2. Meng de bloem, suiker, koekkruiden en het zout in een kom door elkaar. Maak een kuiltje en verkruimel hier de gist in,
Roer de melk door de gist en bestuif met wat bloem. Dek de kom af met een schone theedoek en laat dit 30 minuten rusten, tot er zich belletjes in de gist vormen.
3. Hak de amandelen met een groot mes of met een hakmolen van Bosch. Doe de gehakte amandelen en zachte boter bij de kom in en kneed het deeg goed door, tot het niet meer aan de kom blijft kleven.
Vouw nu de rozijnen en gekonfijte citroen- en sinaasappelschil erdoor. Dit zal het deeg iets zachter maken. Dek de kom af met een vochtige theedoek en laat het deeg 4-6 uur rijzen, tot het in volume is verdubbeld.
4. Verdeel het deeg in 2 porties. Rol elke portie op een met bloem bestoven oppervlak uit tot een rechthoek van 20 x 35 cm. Sla elke plak in de lengte tot halverwege het deeg terug, om het kerstbrood zijn klassieke look te geven.
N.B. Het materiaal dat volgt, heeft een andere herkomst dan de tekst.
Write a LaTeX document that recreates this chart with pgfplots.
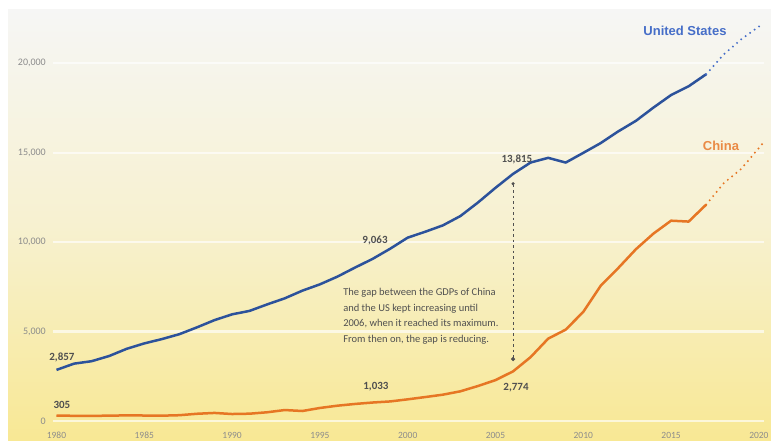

5. Bak de broden op 180 °C (géén hetelucht!) in ongeveer 1 uur net onder het midden van de oven gaar. Kwast er net voor het einde van de baktijd wat water over.
Laat de broden buiten de oven afkoelen. Breng met een kwast een laagje gesmolten boter aan, besprenkel met suiker en kwast er dan nog wat boter over. Bestuif tot slot met poedersuiker.
Smul er direct van of wikkel de broden strak in folie en bewaar ze op een koele, niet al te droge plek.